— START Source excerpt —
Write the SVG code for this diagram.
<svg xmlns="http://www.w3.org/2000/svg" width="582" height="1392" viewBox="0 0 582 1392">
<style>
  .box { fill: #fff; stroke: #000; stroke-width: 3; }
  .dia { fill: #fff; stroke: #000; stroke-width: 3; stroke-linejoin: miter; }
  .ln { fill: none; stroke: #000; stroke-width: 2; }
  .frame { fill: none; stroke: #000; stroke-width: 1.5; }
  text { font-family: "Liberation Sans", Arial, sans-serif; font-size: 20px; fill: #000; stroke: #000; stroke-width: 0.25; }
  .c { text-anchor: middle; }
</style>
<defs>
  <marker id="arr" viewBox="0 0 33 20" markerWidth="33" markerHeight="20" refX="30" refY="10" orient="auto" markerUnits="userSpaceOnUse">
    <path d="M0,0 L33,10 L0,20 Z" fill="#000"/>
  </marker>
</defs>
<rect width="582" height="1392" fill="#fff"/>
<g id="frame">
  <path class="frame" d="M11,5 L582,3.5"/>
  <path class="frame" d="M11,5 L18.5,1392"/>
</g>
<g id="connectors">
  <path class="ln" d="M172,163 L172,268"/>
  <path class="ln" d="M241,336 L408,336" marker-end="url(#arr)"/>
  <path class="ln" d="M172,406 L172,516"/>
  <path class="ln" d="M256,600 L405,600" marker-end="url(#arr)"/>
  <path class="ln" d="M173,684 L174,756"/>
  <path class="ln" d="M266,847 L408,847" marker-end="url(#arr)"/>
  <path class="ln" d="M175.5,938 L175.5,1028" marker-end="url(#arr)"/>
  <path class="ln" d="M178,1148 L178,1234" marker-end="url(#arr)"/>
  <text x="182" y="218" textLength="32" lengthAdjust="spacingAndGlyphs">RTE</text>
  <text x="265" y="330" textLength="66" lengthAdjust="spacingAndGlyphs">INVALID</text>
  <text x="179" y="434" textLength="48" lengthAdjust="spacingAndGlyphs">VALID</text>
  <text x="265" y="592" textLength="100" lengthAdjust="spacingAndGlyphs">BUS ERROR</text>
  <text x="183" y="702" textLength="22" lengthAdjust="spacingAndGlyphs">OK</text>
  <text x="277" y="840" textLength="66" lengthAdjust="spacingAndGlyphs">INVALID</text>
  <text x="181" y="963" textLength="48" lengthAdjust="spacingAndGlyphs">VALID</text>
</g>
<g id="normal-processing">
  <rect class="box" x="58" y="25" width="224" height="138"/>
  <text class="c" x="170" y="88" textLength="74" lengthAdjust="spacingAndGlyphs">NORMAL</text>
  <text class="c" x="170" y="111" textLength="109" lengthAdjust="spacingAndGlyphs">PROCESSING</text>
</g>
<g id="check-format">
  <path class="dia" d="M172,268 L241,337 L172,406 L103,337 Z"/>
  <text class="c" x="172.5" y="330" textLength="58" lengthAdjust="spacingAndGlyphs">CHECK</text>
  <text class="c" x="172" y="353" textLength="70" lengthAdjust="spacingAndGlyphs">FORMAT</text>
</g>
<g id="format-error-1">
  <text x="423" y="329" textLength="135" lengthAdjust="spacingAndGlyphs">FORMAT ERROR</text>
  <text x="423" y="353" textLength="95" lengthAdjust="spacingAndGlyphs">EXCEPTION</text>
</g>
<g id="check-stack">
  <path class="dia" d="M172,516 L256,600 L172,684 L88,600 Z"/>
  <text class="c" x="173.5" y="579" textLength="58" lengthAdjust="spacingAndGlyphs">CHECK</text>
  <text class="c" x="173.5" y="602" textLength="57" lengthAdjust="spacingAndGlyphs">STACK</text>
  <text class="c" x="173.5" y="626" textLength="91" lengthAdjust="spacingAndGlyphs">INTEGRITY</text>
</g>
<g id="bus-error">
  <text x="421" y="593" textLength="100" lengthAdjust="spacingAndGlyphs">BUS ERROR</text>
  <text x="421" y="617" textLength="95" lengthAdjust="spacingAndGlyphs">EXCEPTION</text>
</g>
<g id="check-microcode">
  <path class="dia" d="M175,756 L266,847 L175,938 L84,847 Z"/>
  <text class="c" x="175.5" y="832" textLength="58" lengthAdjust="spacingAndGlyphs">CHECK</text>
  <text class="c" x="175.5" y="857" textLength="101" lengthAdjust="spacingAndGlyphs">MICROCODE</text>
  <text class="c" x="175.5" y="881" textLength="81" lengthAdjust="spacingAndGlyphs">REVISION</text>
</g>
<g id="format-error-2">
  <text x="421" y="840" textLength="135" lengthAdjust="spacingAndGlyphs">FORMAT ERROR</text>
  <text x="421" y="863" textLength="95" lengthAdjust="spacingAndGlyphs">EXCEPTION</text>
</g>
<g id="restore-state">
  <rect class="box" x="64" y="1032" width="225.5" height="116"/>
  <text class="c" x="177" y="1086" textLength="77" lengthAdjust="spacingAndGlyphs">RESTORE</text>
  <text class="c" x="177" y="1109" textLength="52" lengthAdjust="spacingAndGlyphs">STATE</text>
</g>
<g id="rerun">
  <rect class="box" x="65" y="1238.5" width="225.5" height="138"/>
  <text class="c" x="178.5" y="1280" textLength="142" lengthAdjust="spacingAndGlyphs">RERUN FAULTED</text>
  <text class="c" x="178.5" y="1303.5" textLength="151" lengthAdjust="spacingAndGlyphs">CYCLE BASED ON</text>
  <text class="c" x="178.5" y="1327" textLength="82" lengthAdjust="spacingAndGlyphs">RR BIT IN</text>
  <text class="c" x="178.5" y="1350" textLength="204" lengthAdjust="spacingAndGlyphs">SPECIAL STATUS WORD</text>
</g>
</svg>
— END Source excerpt —
What is needed. Extract the complete listing verbatim.

Reply to the task.
Write the SVG code for this diagram.
<svg xmlns="http://www.w3.org/2000/svg" width="582" height="1392" viewBox="0 0 582 1392">
<style>
  .box { fill: #fff; stroke: #000; stroke-width: 3; }
  .dia { fill: #fff; stroke: #000; stroke-width: 3; stroke-linejoin: miter; }
  .ln { fill: none; stroke: #000; stroke-width: 2; }
  .frame { fill: none; stroke: #000; stroke-width: 1.5; }
  text { font-family: "Liberation Sans", Arial, sans-serif; font-size: 20px; fill: #000; stroke: #000; stroke-width: 0.25; }
  .c { text-anchor: middle; }
</style>
<defs>
  <marker id="arr" viewBox="0 0 33 20" markerWidth="33" markerHeight="20" refX="30" refY="10" orient="auto" markerUnits="userSpaceOnUse">
    <path d="M0,0 L33,10 L0,20 Z" fill="#000"/>
  </marker>
</defs>
<rect width="582" height="1392" fill="#fff"/>
<g id="frame">
  <path class="frame" d="M11,5 L582,3.5"/>
  <path class="frame" d="M11,5 L18.5,1392"/>
</g>
<g id="connectors">
  <path class="ln" d="M172,163 L172,268"/>
  <path class="ln" d="M241,336 L408,336" marker-end="url(#arr)"/>
  <path class="ln" d="M172,406 L172,516"/>
  <path class="ln" d="M256,600 L405,600" marker-end="url(#arr)"/>
  <path class="ln" d="M173,684 L174,756"/>
  <path class="ln" d="M266,847 L408,847" marker-end="url(#arr)"/>
  <path class="ln" d="M175.5,938 L175.5,1028" marker-end="url(#arr)"/>
  <path class="ln" d="M178,1148 L178,1234" marker-end="url(#arr)"/>
  <text x="182" y="218" textLength="32" lengthAdjust="spacingAndGlyphs">RTE</text>
  <text x="265" y="330" textLength="66" lengthAdjust="spacingAndGlyphs">INVALID</text>
  <text x="179" y="434" textLength="48" lengthAdjust="spacingAndGlyphs">VALID</text>
  <text x="265" y="592" textLength="100" lengthAdjust="spacingAndGlyphs">BUS ERROR</text>
  <text x="183" y="702" textLength="22" lengthAdjust="spacingAndGlyphs">OK</text>
  <text x="277" y="840" textLength="66" lengthAdjust="spacingAndGlyphs">INVALID</text>
  <text x="181" y="963" textLength="48" lengthAdjust="spacingAndGlyphs">VALID</text>
</g>
<g id="normal-processing">
  <rect class="box" x="58" y="25" width="224" height="138"/>
  <text class="c" x="170" y="88" textLength="74" lengthAdjust="spacingAndGlyphs">NORMAL</text>
  <text class="c" x="170" y="111" textLength="109" lengthAdjust="spacingAndGlyphs">PROCESSING</text>
</g>
<g id="check-format">
  <path class="dia" d="M172,268 L241,337 L172,406 L103,337 Z"/>
  <text class="c" x="172.5" y="330" textLength="58" lengthAdjust="spacingAndGlyphs">CHECK</text>
  <text class="c" x="172" y="353" textLength="70" lengthAdjust="spacingAndGlyphs">FORMAT</text>
</g>
<g id="format-error-1">
  <text x="423" y="329" textLength="135" lengthAdjust="spacingAndGlyphs">FORMAT ERROR</text>
  <text x="423" y="353" textLength="95" lengthAdjust="spacingAndGlyphs">EXCEPTION</text>
</g>
<g id="check-stack">
  <path class="dia" d="M172,516 L256,600 L172,684 L88,600 Z"/>
  <text class="c" x="173.5" y="579" textLength="58" lengthAdjust="spacingAndGlyphs">CHECK</text>
  <text class="c" x="173.5" y="602" textLength="57" lengthAdjust="spacingAndGlyphs">STACK</text>
  <text class="c" x="173.5" y="626" textLength="91" lengthAdjust="spacingAndGlyphs">INTEGRITY</text>
</g>
<g id="bus-error">
  <text x="421" y="593" textLength="100" lengthAdjust="spacingAndGlyphs">BUS ERROR</text>
  <text x="421" y="617" textLength="95" lengthAdjust="spacingAndGlyphs">EXCEPTION</text>
</g>
<g id="check-microcode">
  <path class="dia" d="M175,756 L266,847 L175,938 L84,847 Z"/>
  <text class="c" x="175.5" y="832" textLength="58" lengthAdjust="spacingAndGlyphs">CHECK</text>
  <text class="c" x="175.5" y="857" textLength="101" lengthAdjust="spacingAndGlyphs">MICROCODE</text>
  <text class="c" x="175.5" y="881" textLength="81" lengthAdjust="spacingAndGlyphs">REVISION</text>
</g>
<g id="format-error-2">
  <text x="421" y="840" textLength="135" lengthAdjust="spacingAndGlyphs">FORMAT ERROR</text>
  <text x="421" y="863" textLength="95" lengthAdjust="spacingAndGlyphs">EXCEPTION</text>
</g>
<g id="restore-state">
  <rect class="box" x="64" y="1032" width="225.5" height="116"/>
  <text class="c" x="177" y="1086" textLength="77" lengthAdjust="spacingAndGlyphs">RESTORE</text>
  <text class="c" x="177" y="1109" textLength="52" lengthAdjust="spacingAndGlyphs">STATE</text>
</g>
<g id="rerun">
  <rect class="box" x="65" y="1238.5" width="225.5" height="138"/>
  <text class="c" x="178.5" y="1280" textLength="142" lengthAdjust="spacingAndGlyphs">RERUN FAULTED</text>
  <text class="c" x="178.5" y="1303.5" textLength="151" lengthAdjust="spacingAndGlyphs">CYCLE BASED ON</text>
  <text class="c" x="178.5" y="1327" textLength="82" lengthAdjust="spacingAndGlyphs">RR BIT IN</text>
  <text class="c" x="178.5" y="1350" textLength="204" lengthAdjust="spacingAndGlyphs">SPECIAL STATUS WORD</text>
</g>
</svg>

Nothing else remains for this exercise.